### What to do
Your task is to copy every line of this material exactly.
Start Data excerpt
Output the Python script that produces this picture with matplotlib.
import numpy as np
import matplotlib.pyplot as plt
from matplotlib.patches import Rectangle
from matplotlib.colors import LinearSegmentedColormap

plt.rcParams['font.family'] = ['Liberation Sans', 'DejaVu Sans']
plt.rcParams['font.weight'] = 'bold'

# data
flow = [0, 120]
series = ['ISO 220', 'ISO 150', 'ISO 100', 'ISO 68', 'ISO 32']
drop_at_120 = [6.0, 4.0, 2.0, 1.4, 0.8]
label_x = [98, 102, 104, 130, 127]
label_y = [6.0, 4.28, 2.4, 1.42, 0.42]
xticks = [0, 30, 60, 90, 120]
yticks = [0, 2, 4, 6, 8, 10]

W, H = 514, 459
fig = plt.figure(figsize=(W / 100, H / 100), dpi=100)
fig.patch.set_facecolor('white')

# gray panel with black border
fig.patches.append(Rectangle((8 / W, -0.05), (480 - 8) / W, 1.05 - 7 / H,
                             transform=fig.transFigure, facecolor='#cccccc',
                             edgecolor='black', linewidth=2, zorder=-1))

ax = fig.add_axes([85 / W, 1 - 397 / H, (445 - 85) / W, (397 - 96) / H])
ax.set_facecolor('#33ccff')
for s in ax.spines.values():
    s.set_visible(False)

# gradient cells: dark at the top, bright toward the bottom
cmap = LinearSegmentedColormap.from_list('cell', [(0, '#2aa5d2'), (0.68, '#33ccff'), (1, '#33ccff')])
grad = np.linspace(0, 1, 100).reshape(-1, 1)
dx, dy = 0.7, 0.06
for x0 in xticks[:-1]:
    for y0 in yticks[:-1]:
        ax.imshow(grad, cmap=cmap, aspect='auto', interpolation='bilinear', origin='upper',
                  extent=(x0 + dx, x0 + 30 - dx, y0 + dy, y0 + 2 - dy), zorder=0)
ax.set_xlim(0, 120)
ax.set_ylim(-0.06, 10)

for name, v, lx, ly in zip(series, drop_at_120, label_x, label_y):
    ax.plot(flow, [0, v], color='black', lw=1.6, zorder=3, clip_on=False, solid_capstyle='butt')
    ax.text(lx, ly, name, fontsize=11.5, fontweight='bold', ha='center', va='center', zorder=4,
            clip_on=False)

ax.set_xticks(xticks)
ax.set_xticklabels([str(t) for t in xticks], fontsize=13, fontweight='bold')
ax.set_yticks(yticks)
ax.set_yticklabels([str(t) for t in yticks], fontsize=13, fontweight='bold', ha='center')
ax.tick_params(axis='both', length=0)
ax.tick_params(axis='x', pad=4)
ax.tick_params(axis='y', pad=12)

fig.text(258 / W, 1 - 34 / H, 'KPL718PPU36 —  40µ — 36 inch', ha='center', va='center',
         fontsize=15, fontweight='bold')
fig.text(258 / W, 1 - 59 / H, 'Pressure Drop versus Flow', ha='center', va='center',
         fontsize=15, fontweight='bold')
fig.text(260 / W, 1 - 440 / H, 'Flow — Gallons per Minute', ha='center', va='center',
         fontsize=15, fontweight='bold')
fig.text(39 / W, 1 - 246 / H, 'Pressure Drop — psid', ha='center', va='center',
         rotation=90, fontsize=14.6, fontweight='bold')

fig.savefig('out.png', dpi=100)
End Data excerpt
### Correct result
Output the Python script that produces this picture with matplotlib.
import numpy as np
import matplotlib.pyplot as plt
from matplotlib.patches import Rectangle
from matplotlib.colors import LinearSegmentedColormap

plt.rcParams['font.family'] = ['Liberation Sans', 'DejaVu Sans']
plt.rcParams['font.weight'] = 'bold'

# data
flow = [0, 120]
series = ['ISO 220', 'ISO 150', 'ISO 100', 'ISO 68', 'ISO 32']
drop_at_120 = [6.0, 4.0, 2.0, 1.4, 0.8]
label_x = [98, 102, 104, 130, 127]
label_y = [6.0, 4.28, 2.4, 1.42, 0.42]
xticks = [0, 30, 60, 90, 120]
yticks = [0, 2, 4, 6, 8, 10]

W, H = 514, 459
fig = plt.figure(figsize=(W / 100, H / 100), dpi=100)
fig.patch.set_facecolor('white')

# gray panel with black border
fig.patches.append(Rectangle((8 / W, -0.05), (480 - 8) / W, 1.05 - 7 / H,
                             transform=fig.transFigure, facecolor='#cccccc',
                             edgecolor='black', linewidth=2, zorder=-1))

ax = fig.add_axes([85 / W, 1 - 397 / H, (445 - 85) / W, (397 - 96) / H])
ax.set_facecolor('#33ccff')
for s in ax.spines.values():
    s.set_visible(False)

# gradient cells: dark at the top, bright toward the bottom
cmap = LinearSegmentedColormap.from_list('cell', [(0, '#2aa5d2'), (0.68, '#33ccff'), (1, '#33ccff')])
grad = np.linspace(0, 1, 100).reshape(-1, 1)
dx, dy = 0.7, 0.06
for x0 in xticks[:-1]:
    for y0 in yticks[:-1]:
        ax.imshow(grad, cmap=cmap, aspect='auto', interpolation='bilinear', origin='upper',
                  extent=(x0 + dx, x0 + 30 - dx, y0 + dy, y0 + 2 - dy), zorder=0)
ax.set_xlim(0, 120)
ax.set_ylim(-0.06, 10)

for name, v, lx, ly in zip(series, drop_at_120, label_x, label_y):
    ax.plot(flow, [0, v], color='black', lw=1.6, zorder=3, clip_on=False, solid_capstyle='butt')
    ax.text(lx, ly, name, fontsize=11.5, fontweight='bold', ha='center', va='center', zorder=4,
            clip_on=False)

ax.set_xticks(xticks)
ax.set_xticklabels([str(t) for t in xticks], fontsize=13, fontweight='bold')
ax.set_yticks(yticks)
ax.set_yticklabels([str(t) for t in yticks], fontsize=13, fontweight='bold', ha='center')
ax.tick_params(axis='both', length=0)
ax.tick_params(axis='x', pad=4)
ax.tick_params(axis='y', pad=12)

fig.text(258 / W, 1 - 34 / H, 'KPL718PPU36 —  40µ — 36 inch', ha='center', va='center',
         fontsize=15, fontweight='bold')
fig.text(258 / W, 1 - 59 / H, 'Pressure Drop versus Flow', ha='center', va='center',
         fontsize=15, fontweight='bold')
fig.text(260 / W, 1 - 440 / H, 'Flow — Gallons per Minute', ha='center', va='center',
         fontsize=15, fontweight='bold')
fig.text(39 / W, 1 - 246 / H, 'Pressure Drop — psid', ha='center', va='center',
         rotation=90, fontsize=14.6, fontweight='bold')

fig.savefig('out.png', dpi=100)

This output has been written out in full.